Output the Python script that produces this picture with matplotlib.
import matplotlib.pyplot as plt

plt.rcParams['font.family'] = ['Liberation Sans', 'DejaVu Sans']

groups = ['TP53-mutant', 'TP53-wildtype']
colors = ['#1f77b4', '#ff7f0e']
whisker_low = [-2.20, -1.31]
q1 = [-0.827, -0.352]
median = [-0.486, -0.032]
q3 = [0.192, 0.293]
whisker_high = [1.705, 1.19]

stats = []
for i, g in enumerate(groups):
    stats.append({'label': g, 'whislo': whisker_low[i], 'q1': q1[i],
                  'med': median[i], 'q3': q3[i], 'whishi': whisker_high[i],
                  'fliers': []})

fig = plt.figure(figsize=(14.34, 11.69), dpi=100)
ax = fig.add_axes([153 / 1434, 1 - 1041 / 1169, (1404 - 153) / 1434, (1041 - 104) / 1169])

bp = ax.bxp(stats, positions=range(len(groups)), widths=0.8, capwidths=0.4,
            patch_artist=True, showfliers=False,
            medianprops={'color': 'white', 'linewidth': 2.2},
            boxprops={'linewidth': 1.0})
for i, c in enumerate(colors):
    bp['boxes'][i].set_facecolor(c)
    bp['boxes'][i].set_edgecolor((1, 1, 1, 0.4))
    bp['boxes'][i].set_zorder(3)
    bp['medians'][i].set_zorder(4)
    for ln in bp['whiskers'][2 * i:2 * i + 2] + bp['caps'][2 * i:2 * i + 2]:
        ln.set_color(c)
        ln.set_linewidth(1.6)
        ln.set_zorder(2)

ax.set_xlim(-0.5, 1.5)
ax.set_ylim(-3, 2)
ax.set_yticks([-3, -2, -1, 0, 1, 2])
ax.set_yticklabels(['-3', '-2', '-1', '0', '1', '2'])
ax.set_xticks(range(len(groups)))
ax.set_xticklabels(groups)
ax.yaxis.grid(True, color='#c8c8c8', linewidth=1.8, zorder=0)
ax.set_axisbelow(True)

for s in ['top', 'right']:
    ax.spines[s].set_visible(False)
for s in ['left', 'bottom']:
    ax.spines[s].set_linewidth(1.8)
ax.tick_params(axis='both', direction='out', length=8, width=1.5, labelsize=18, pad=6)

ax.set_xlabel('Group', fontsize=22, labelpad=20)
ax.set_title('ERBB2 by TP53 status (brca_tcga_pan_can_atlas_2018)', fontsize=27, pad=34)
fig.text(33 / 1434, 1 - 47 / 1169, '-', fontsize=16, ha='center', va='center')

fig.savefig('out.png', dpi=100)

▬▬▬

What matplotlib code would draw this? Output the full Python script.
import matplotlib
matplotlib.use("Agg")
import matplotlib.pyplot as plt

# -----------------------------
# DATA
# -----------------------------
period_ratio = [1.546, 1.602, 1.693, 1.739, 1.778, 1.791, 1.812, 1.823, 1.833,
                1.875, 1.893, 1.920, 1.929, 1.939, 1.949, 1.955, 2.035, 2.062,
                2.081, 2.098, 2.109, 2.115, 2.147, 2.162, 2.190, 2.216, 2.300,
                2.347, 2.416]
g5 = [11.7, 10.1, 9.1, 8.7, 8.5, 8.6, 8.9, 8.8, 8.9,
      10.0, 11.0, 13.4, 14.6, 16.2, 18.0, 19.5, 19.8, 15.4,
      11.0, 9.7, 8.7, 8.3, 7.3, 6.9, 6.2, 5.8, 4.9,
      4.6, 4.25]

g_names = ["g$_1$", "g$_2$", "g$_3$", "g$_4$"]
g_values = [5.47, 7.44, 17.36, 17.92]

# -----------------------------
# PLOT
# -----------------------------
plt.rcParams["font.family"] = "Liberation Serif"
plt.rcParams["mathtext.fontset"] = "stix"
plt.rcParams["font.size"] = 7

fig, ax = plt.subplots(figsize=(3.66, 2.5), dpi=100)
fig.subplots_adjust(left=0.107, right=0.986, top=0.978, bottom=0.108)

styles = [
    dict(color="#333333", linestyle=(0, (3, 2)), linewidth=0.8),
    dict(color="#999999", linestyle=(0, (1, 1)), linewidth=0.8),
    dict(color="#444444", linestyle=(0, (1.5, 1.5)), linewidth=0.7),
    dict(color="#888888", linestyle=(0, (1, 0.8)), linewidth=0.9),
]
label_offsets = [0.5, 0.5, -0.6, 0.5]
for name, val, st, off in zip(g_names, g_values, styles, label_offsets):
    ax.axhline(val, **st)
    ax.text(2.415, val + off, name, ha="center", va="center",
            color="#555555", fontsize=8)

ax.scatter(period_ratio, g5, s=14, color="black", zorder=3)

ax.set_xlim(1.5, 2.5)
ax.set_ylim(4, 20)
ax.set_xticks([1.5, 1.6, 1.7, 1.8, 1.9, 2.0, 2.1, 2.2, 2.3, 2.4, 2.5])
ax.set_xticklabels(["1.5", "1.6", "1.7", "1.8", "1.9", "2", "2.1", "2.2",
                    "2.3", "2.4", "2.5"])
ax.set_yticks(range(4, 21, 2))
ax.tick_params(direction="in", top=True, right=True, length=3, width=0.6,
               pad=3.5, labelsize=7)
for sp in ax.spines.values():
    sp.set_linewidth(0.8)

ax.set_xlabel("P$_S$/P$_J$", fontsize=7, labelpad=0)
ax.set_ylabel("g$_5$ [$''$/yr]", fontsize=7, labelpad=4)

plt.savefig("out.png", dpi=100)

▬▬▬

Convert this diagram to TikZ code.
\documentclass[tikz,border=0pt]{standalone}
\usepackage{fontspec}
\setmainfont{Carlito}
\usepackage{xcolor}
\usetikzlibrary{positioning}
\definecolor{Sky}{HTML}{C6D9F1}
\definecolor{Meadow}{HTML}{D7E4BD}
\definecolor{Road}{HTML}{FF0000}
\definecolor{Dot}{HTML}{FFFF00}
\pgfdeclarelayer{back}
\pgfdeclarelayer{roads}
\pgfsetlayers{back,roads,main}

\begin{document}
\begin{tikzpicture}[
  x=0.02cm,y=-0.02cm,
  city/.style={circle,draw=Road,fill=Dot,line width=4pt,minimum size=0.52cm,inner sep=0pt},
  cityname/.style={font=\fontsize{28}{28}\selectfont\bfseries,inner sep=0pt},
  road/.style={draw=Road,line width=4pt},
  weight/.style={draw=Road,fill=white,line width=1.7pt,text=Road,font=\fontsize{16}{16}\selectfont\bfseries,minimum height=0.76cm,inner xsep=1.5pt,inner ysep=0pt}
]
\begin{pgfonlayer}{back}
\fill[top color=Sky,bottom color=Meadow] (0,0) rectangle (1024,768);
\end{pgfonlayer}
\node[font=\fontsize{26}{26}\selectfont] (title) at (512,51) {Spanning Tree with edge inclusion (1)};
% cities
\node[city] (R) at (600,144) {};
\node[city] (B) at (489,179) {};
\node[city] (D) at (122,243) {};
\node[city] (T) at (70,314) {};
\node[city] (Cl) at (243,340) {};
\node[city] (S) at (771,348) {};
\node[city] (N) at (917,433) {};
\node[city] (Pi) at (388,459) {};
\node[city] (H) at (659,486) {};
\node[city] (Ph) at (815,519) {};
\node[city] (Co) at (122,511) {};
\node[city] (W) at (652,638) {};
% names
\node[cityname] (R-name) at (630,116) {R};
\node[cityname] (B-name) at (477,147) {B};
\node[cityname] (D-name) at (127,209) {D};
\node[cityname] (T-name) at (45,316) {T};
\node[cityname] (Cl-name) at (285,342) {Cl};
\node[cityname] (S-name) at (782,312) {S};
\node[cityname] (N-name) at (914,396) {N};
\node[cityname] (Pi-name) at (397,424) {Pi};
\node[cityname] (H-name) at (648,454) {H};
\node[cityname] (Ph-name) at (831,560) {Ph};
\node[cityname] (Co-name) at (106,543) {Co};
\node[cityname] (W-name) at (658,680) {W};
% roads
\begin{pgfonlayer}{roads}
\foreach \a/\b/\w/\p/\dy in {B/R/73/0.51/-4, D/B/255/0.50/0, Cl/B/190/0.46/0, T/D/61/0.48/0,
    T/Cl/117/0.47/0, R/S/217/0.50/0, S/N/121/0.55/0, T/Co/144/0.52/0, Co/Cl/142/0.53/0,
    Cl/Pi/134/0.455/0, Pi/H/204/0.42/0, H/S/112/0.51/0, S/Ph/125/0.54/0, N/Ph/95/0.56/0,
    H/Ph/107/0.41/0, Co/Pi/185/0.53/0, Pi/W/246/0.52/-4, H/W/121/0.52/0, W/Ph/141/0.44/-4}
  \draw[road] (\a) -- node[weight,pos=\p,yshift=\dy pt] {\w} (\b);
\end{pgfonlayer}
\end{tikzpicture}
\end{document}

▬▬▬

WHAT TO PRODUCE: Repeat, character for character, the lines of the material above from the line with "Output the Python" through the line with "ax.set_axisbelow(True)".

ANSWER TO THE PROBLEM:
Output the Python script that produces this picture with matplotlib.
import matplotlib.pyplot as plt

plt.rcParams['font.family'] = ['Liberation Sans', 'DejaVu Sans']

groups = ['TP53-mutant', 'TP53-wildtype']
colors = ['#1f77b4', '#ff7f0e']
whisker_low = [-2.20, -1.31]
q1 = [-0.827, -0.352]
median = [-0.486, -0.032]
q3 = [0.192, 0.293]
whisker_high = [1.705, 1.19]

stats = []
for i, g in enumerate(groups):
    stats.append({'label': g, 'whislo': whisker_low[i], 'q1': q1[i],
                  'med': median[i], 'q3': q3[i], 'whishi': whisker_high[i],
                  'fliers': []})

fig = plt.figure(figsize=(14.34, 11.69), dpi=100)
ax = fig.add_axes([153 / 1434, 1 - 1041 / 1169, (1404 - 153) / 1434, (1041 - 104) / 1169])

bp = ax.bxp(stats, positions=range(len(groups)), widths=0.8, capwidths=0.4,
            patch_artist=True, showfliers=False,
            medianprops={'color': 'white', 'linewidth': 2.2},
            boxprops={'linewidth': 1.0})
for i, c in enumerate(colors):
    bp['boxes'][i].set_facecolor(c)
    bp['boxes'][i].set_edgecolor((1, 1, 1, 0.4))
    bp['boxes'][i].set_zorder(3)
    bp['medians'][i].set_zorder(4)
    for ln in bp['whiskers'][2 * i:2 * i + 2] + bp['caps'][2 * i:2 * i + 2]:
        ln.set_color(c)
        ln.set_linewidth(1.6)
        ln.set_zorder(2)

ax.set_xlim(-0.5, 1.5)
ax.set_ylim(-3, 2)
ax.set_yticks([-3, -2, -1, 0, 1, 2])
ax.set_yticklabels(['-3', '-2', '-1', '0', '1', '2'])
ax.set_xticks(range(len(groups)))
ax.set_xticklabels(groups)
ax.yaxis.grid(True, color='#c8c8c8', linewidth=1.8, zorder=0)
ax.set_axisbelow(True)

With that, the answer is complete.